START
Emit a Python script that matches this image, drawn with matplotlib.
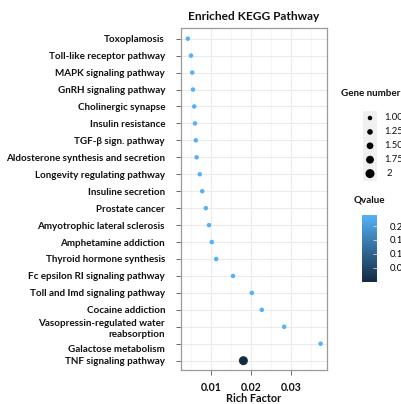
import numpy as np
import matplotlib.pyplot as plt
from matplotlib.colors import LinearSegmentedColormap, Normalize

# pathways, top to bottom as in the chart
pathways = ["Toxoplamosis", "Toll-like receptor pathway", "MAPK signaling pathway",
            "GnRH signaling pathway", "Cholinergic synapse", "Insulin resistance",
            "TGF-\u03b2 sign. pathway", "Aldosterone synthesis and secretion",
            "Longevity regulating pathway", "Insuline secretion", "Prostate cancer",
            "Amyotrophic lateral sclerosis", "Amphetamine addiction",
            "Thyroid hormone synthesis", "Fc epsilon RI signaling pathway",
            "Toll and Imd signaling pathway", "Cocaine addiction",
            "Vasopressin-regulated water\nreabsorption", "Galactose metabolism",
            "TNF signaling pathway"]
rich = [0.0042, 0.0050, 0.0053, 0.0055, 0.0058, 0.0060, 0.0062, 0.0064, 0.0072,
        0.0078, 0.0087, 0.0095, 0.0102, 0.0113, 0.0155, 0.0202, 0.0227, 0.0283,
        0.0374, 0.0181]
genes = [1] * 19 + [2]
qvalue = [0.24] * 19 + [0.0005]

legend_genes = [1.00, 1.25, 1.50, 1.75, 2]
legend_labels = ["1.00", "1.25", "1.50", "1.75", "2"]
q_ticks = [0.05, 0.10, 0.15, 0.20]
q_ticklabels = ["0.05", "0.10", "0.15", "0.20"]

plt.rcParams['font.family'] = ['Lato', 'DejaVu Sans']
FW = 'bold'
TXT = '#111111'

cmap = LinearSegmentedColormap.from_list("q", ["#132B43", "#56B1F7"])
norm = Normalize(0.0, 0.24)

def size_of(g):
    d_px = 4.5 + (np.asarray(g, dtype=float) - 1) * 4.5
    return (d_px * 0.72) ** 2

W, H = 402, 404
fig = plt.figure(figsize=(W / 100, H / 100), dpi=100)
ax = fig.add_axes([181 / W, 1 - 370 / H, 146 / W, 342 / H])

n = len(pathways)
ypos = np.arange(n)[::-1]
ax.scatter(rich, ypos, s=size_of(genes), c=qvalue, cmap=cmap, norm=norm,
           linewidths=0, zorder=3)

ax.set_xlim(0.0025, 0.039)
ax.set_ylim(-0.55, n - 1 + 0.63)
ax.set_xticks([0.01, 0.02, 0.03])
ax.set_xticklabels(["0.01", "0.02", "0.03"])
ax.set_xticks([0.005, 0.015, 0.025, 0.035], minor=True)
ax.set_yticks(ypos)
# galactose label sits a bit below its row in the original, draw it by hand
shifted = "Galactose metabolism"
ax.set_yticklabels(["" if p == shifted else p for p in pathways], fontsize=7.1,
                   fontweight=FW, color=TXT, linespacing=1.25)
gi = pathways.index(shifted)
ax.annotate(shifted, xy=(0, ypos[gi]), xycoords=ax.get_yaxis_transform(),
            xytext=(-11.5, -4), textcoords='offset points', ha='right', va='center',
            fontsize=7.1, fontweight=FW, color=TXT, annotation_clip=False)
for lab in ax.get_xticklabels():
    lab.set_fontweight(FW)
    lab.set_fontsize(7.6)
    lab.set_color(TXT)
ax.grid(which='major', color='#ebebeb', linewidth=0.8, zorder=0)
ax.grid(which='minor', axis='x', color='#f4f4f4', linewidth=0.5, zorder=0)
ax.tick_params(which='major', length=3.5, color='#333333', width=0.5, pad=5)
ax.tick_params(axis='y', pad=8)
ax.tick_params(which='minor', length=0)
for sp in ax.spines.values():
    sp.set_color('#9a9a9a')
    sp.set_linewidth(0.9)
ax.set_xlabel("Rich Factor", fontsize=7.8, fontweight=FW, color=TXT, labelpad=0)
ax.set_title("Enriched KEGG Pathway", fontsize=8.6, fontweight=FW, color=TXT, pad=6)

# gene number legend
lax = fig.add_axes([0, 0, 1, 1])
lax.set_xlim(0, W)
lax.set_ylim(H, 0)
lax.axis('off')
lax.text(341, 93, "Gene number", fontsize=7.1, fontweight=FW, color=TXT, va='center')
key_y = 118 + np.arange(len(legend_genes)) * 13.9
lax.scatter([370] * len(key_y), key_y, s=(13.5 * 0.72) ** 2, marker='s',
            color='#f0f0f0', linewidths=0)
lax.scatter([370] * len(key_y), key_y, s=size_of(legend_genes), color='black',
            linewidths=0)
for yy, t in zip(key_y, legend_labels):
    lax.text(384 if t != "2" else 387, yy, t, fontsize=6.8, color=TXT, va='center')
lax.text(354, 200, "Qvalue", fontsize=7.1, fontweight=FW, color=TXT, va='center')

# colorbar
cax = fig.add_axes([362 / W, 1 - 281.5 / H, 15 / W, 66.5 / H])
sm = plt.cm.ScalarMappable(norm=norm, cmap=cmap)
cb = fig.colorbar(sm, cax=cax, ticks=q_ticks)
cb.set_ticklabels(q_ticklabels)
cb.outline.set_visible(False)
cax.tick_params(length=3, color='#dddddd', width=0.6, direction='in',
                labelsize=6.8, pad=9)

fig.savefig("out.png", dpi=100)
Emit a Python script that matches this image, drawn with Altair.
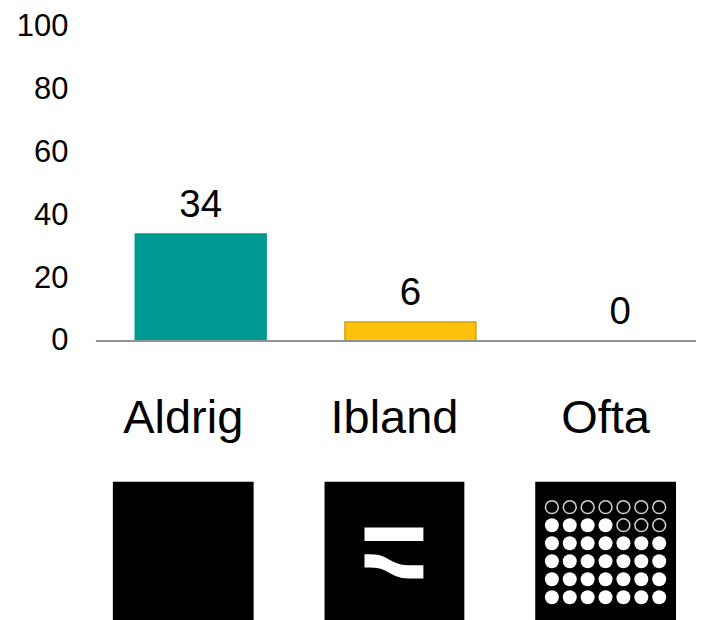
import altair as alt
import pandas as pd

FONT = "Liberation Sans"

# Bar chart values
categories = ["Aldrig", "Ibland", "Ofta"]
values = [34, 6, 0]
bar_fills = ["#009A93", "#FFC10B", "#FFFFFF"]
bar_strokes = ["#009A93", "#CFA00E", "#FFFFFF"]
y_ticks = [0, 20, 40, 60, 80, 100]

# Dot-grid icon: 7 columns, 6 rows; open circles at these cells
dot_cols = [1, 2, 3, 4, 5, 6, 7]
dot_rows = [1, 2, 3, 4, 5, 6]
open_cells = [(c, 1) for c in dot_cols] + [(5, 2), (6, 2), (7, 2)]

# Wave icon, in the icon's own 140 x 138 units
flat_x = [40, 99]
flat_top = [45.5]
flat_bottom = [58.8]
wave_x = [40, 50, 60, 70, 80, 90, 99]
wave_top = [72, 72.3, 74.7, 80, 82.7, 83, 83]
wave_bottom = [85.3, 85.6, 88, 93.3, 96, 96.3, 96.3]

bars = pd.DataFrame({"cat": categories, "v": values, "fill": bar_fills, "line": bar_strokes})

x_bar = alt.X(
    "cat:N", axis=None, sort=categories,
    scale=alt.Scale(domain=categories, range=[0, 630], paddingInner=0.376, paddingOuter=0.188),
)
y_bar = alt.Y(
    "v:Q",
    scale=alt.Scale(domain=[0, 100], nice=False),
    axis=alt.Axis(
        values=y_ticks, title=None, grid=False, domain=False, ticks=False,
        labelFont=FONT, labelFontSize=31, labelColor="#000000", labelPadding=28,
    ),
)

bar_marks = alt.Chart(bars).mark_bar(strokeWidth=1.5).encode(
    x=x_bar, y=y_bar,
    fill=alt.Fill("fill:N", scale=None),
    stroke=alt.Stroke("line:N", scale=None),
)
bar_labels = alt.Chart(bars).mark_text(
    font=FONT, fontSize=38.5, color="#000000", baseline="alphabetic", dy=-17
).encode(x=x_bar, y=y_bar, text="v:Q")
baseline = alt.Chart(bars.head(1)).mark_rule(color="#8C9296", strokeWidth=2).encode(
    x=alt.value(0), x2=alt.value(601), y=alt.value(315)
)
top = alt.layer(bar_marks, baseline, bar_labels).properties(width=601, height=315)


def icon_title(text):
    return alt.Title(text, font=FONT, fontSize=47, fontWeight="normal", color="#000000",
                     anchor="middle", offset=39)


px = alt.Scale(domain=[0, 140], nice=False)
py = alt.Scale(domain=[138, 0], nice=False)
black = alt.ViewBackground(fill="#000000", stroke=None)

# Icon 1: plain black
empty_icon = alt.Chart(pd.DataFrame({"x": [0], "x2": [140], "y": [0], "y2": [138]})).mark_rect(color="#000000").encode(
    x=alt.X("x:Q", scale=px, axis=None), x2="x2:Q",
    y=alt.Y("y:Q", scale=py, axis=None), y2="y2:Q",
).properties(width=141, height=139, title=icon_title(categories[0]))

# Icon 2: flat bar + wave
flat_df = pd.DataFrame({"x": [flat_x[0]], "x2": [flat_x[1]], "y": flat_top, "y2": flat_bottom})
flat = alt.Chart(flat_df).mark_rect(color="#FFFFFF").encode(
    x=alt.X("x:Q", scale=px, axis=None), x2="x2:Q",
    y=alt.Y("y:Q", scale=py, axis=None), y2="y2:Q",
)
wave_df = pd.DataFrame({"x": wave_x, "y": wave_top, "y2": wave_bottom})
wave = alt.Chart(wave_df).mark_area(color="#FFFFFF", interpolate="monotone").encode(
    x=alt.X("x:Q", scale=px, axis=None),
    y=alt.Y("y:Q", scale=py, axis=None), y2="y2:Q",
)
wave_icon = alt.layer(flat, wave).properties(
    width=140, height=139, title=icon_title(categories[1]), view=black
)

# Icon 3: dot grid
dots = pd.DataFrame([
    {"c": c, "r": r, "open": (c, r) in open_cells} for r in dot_rows for c in dot_cols
])
gx = alt.Scale(domain=[0.07, 7.94], nice=False)
gy = alt.Scale(domain=[7.29, -0.41], nice=False)
filled = alt.Chart(dots[~dots["open"]]).mark_circle(color="#FFFFFF", size=195, opacity=1).encode(
    x=alt.X("c:Q", scale=gx, axis=None), y=alt.Y("r:Q", scale=gy, axis=None),
)
rings = alt.Chart(dots[dots["open"]]).mark_point(
    shape="circle", filled=False, color="#D0D0D0", size=165, strokeWidth=1.5, opacity=1
).encode(
    x=alt.X("c:Q", scale=gx, axis=None), y=alt.Y("r:Q", scale=gy, axis=None),
)
dot_icon = alt.layer(filled, rings).properties(
    width=141, height=139, title=icon_title(categories[2]), view=black
)

spacer = alt.Chart(pd.DataFrame({"a": [0]})).mark_point(opacity=0).properties(width=17, height=10)

icons = alt.hconcat(empty_icon, wave_icon, dot_icon, spacing=71)
bottom = alt.hconcat(spacer, icons, spacing=0)

chart = alt.vconcat(top, bottom, spacing=39).properties(
    padding={"left": 8, "top": 2, "right": 0, "bottom": 0},
    background="#FFFFFF",
).configure_view(stroke=None)

chart.save("out.html", embed_options={"renderer": "svg", "actions": False})
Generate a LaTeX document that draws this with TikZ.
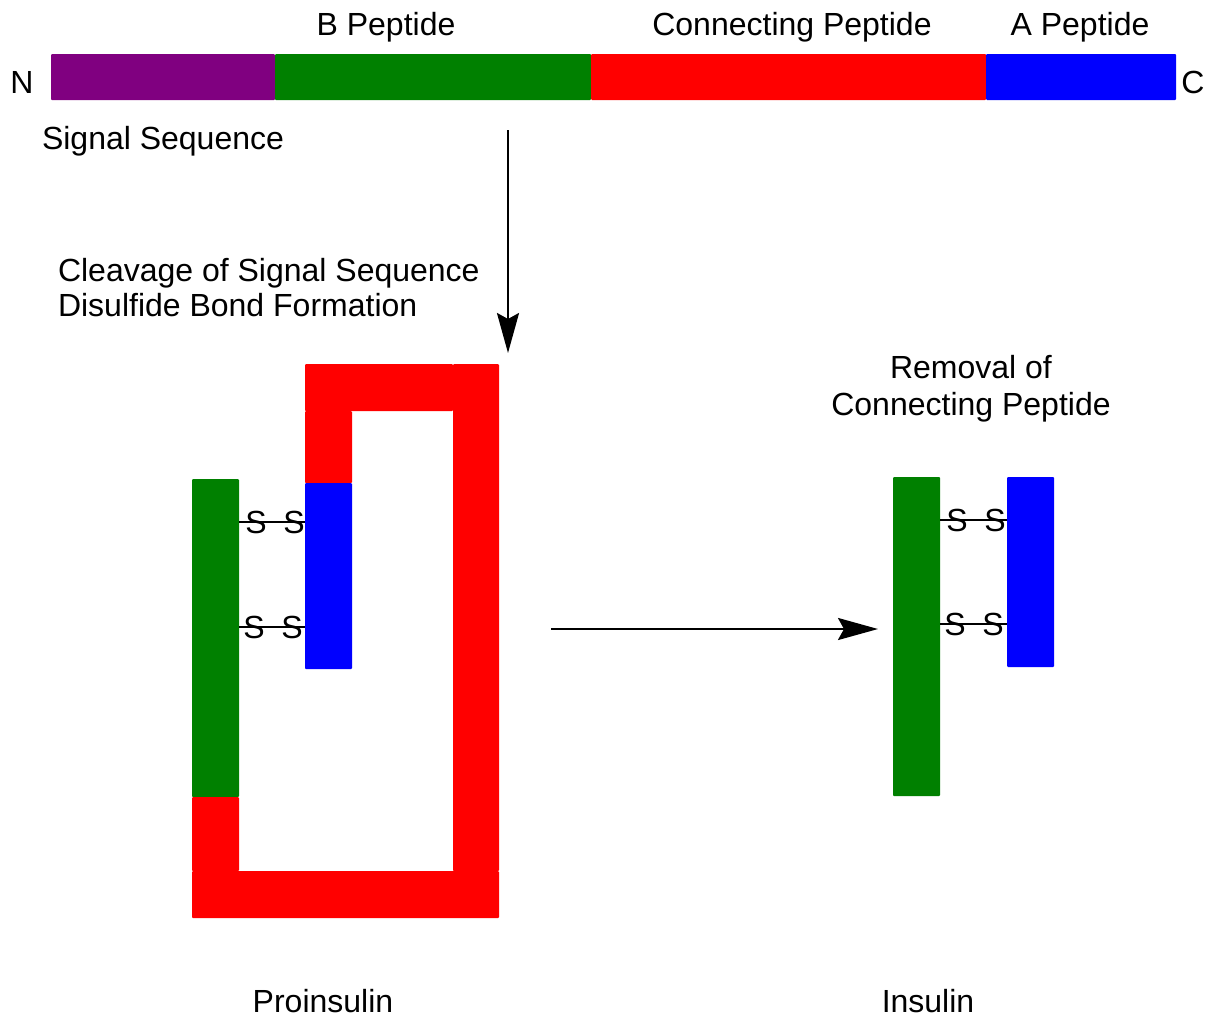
END
* _EXERCISE PROMPT_
Begin with the first line of the entries above and write out each line exactly, ending with the line containing "from matplotlib.colors import". Leave out pictures.

* _SOLUTION FOR THIS PROBLEM_
Emit a Python script that matches this image, drawn with matplotlib.
import numpy as np
import matplotlib.pyplot as plt
from matplotlib.colors import LinearSegmentedColormap, Normalize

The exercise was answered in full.